WHAT THE TASK ASKS
Pictures stay out of the copy; restate everything else in the material exactly.
-- begin DATA SEGMENT --
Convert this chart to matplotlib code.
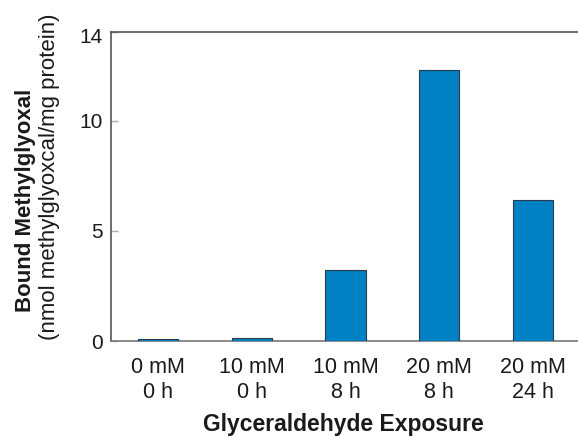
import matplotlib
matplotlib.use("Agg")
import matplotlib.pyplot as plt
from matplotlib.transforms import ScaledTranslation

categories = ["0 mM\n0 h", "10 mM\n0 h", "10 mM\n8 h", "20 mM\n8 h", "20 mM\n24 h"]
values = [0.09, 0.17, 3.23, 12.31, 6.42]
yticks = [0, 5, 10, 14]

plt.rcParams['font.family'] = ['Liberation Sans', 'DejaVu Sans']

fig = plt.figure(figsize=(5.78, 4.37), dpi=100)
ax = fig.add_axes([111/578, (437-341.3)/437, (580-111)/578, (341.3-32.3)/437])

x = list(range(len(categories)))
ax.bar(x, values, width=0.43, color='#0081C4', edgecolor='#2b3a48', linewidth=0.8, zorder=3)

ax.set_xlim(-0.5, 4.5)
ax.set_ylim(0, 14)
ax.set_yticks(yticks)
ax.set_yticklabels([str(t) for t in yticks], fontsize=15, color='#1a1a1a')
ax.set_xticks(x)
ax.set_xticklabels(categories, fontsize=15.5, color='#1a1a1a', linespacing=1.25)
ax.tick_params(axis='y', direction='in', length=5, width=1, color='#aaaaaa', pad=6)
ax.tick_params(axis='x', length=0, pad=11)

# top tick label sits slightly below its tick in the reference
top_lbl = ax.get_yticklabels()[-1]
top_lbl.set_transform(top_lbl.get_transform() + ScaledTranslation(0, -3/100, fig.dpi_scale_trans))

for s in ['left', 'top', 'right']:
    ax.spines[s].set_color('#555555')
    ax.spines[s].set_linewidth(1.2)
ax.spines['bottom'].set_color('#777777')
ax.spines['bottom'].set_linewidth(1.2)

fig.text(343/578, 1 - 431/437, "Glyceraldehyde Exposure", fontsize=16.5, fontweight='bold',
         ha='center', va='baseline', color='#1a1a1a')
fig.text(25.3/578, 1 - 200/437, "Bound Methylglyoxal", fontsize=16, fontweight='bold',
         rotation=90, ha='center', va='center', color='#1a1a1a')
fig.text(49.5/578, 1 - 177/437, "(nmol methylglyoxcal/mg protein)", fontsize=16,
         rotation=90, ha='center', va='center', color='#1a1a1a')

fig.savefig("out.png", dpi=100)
-- end DATA SEGMENT --
RESPONSE FOR THIS EXERCISE
Convert this chart to matplotlib code.
import matplotlib
matplotlib.use("Agg")
import matplotlib.pyplot as plt
from matplotlib.transforms import ScaledTranslation

categories = ["0 mM\n0 h", "10 mM\n0 h", "10 mM\n8 h", "20 mM\n8 h", "20 mM\n24 h"]
values = [0.09, 0.17, 3.23, 12.31, 6.42]
yticks = [0, 5, 10, 14]

plt.rcParams['font.family'] = ['Liberation Sans', 'DejaVu Sans']

fig = plt.figure(figsize=(5.78, 4.37), dpi=100)
ax = fig.add_axes([111/578, (437-341.3)/437, (580-111)/578, (341.3-32.3)/437])

x = list(range(len(categories)))
ax.bar(x, values, width=0.43, color='#0081C4', edgecolor='#2b3a48', linewidth=0.8, zorder=3)

ax.set_xlim(-0.5, 4.5)
ax.set_ylim(0, 14)
ax.set_yticks(yticks)
ax.set_yticklabels([str(t) for t in yticks], fontsize=15, color='#1a1a1a')
ax.set_xticks(x)
ax.set_xticklabels(categories, fontsize=15.5, color='#1a1a1a', linespacing=1.25)
ax.tick_params(axis='y', direction='in', length=5, width=1, color='#aaaaaa', pad=6)
ax.tick_params(axis='x', length=0, pad=11)

# top tick label sits slightly below its tick in the reference
top_lbl = ax.get_yticklabels()[-1]
top_lbl.set_transform(top_lbl.get_transform() + ScaledTranslation(0, -3/100, fig.dpi_scale_trans))

for s in ['left', 'top', 'right']:
    ax.spines[s].set_color('#555555')
    ax.spines[s].set_linewidth(1.2)
ax.spines['bottom'].set_color('#777777')
ax.spines['bottom'].set_linewidth(1.2)

fig.text(343/578, 1 - 431/437, "Glyceraldehyde Exposure", fontsize=16.5, fontweight='bold',
         ha='center', va='baseline', color='#1a1a1a')
fig.text(25.3/578, 1 - 200/437, "Bound Methylglyoxal", fontsize=16, fontweight='bold',
         rotation=90, ha='center', va='center', color='#1a1a1a')
fig.text(49.5/578, 1 - 177/437, "(nmol methylglyoxcal/mg protein)", fontsize=16,
         rotation=90, ha='center', va='center', color='#1a1a1a')

fig.savefig("out.png", dpi=100)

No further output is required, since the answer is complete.